Using these sums we can get a "design current" for the circuit which is much less than the sum of all the rated loads.

The trouble is, if you do happen to use all your machines which the wife is using the cooker to its max and the kids are having showers you can be taking well over the design (and hence protective device) current and cause a trip. This gets worse if (for example) your machines have a high startup current as this will like push the whole system over the edge when you start the machine.

To be honest, I am amazed how little problem this diversity system works. For example in my house I have a 11kW rated oven, an 11.5kW rated shower, 2nd shower, in winter sometimes electric heaters running. Total load well over 150A probably. But it all runs fine of a 60A DNO supply fuse.......

Edited By Toby on 06/01/2017 10:46:59

Oh, (and with apologies to Robin for going off topic) I was told by a DNO (supplier) engineer that they use diversity when calculating the requirements for new supplies and that they typically set that at 20A per house. So if they are supplying a new development of 20 houses they will allow 400A total for that development.

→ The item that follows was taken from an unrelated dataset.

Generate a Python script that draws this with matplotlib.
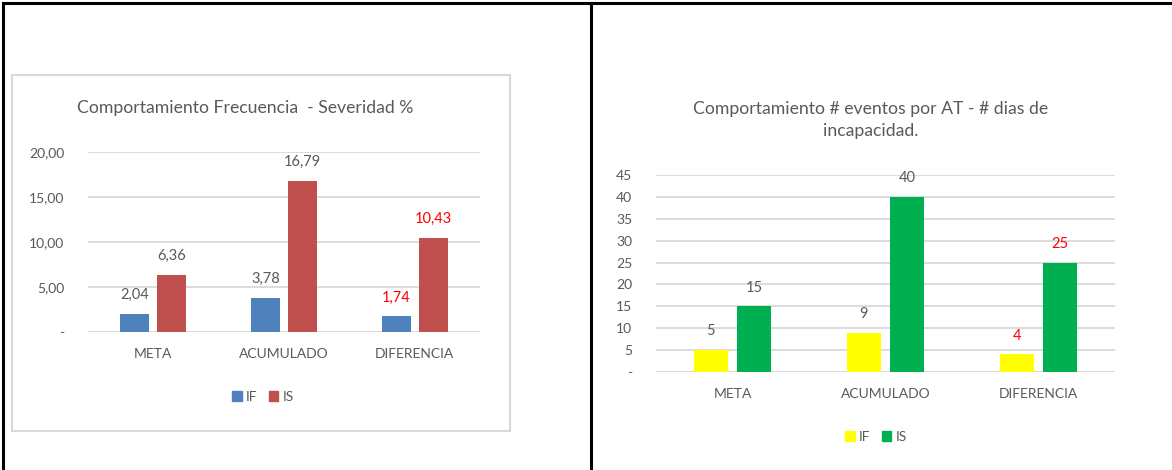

Obviously individual houses can exceed that (generally the house supply fuse is 100A nowadays) but if the average use goes above 20A per house they have problems!

OK Toby and Nick

I am a dum dum where electrical definitions are concerned , so I employ a professional electrician to solve my problems of ignorence , if I can't use domestic and workshop equipment after paying for his services what are my options to remedy what seems to be a problem???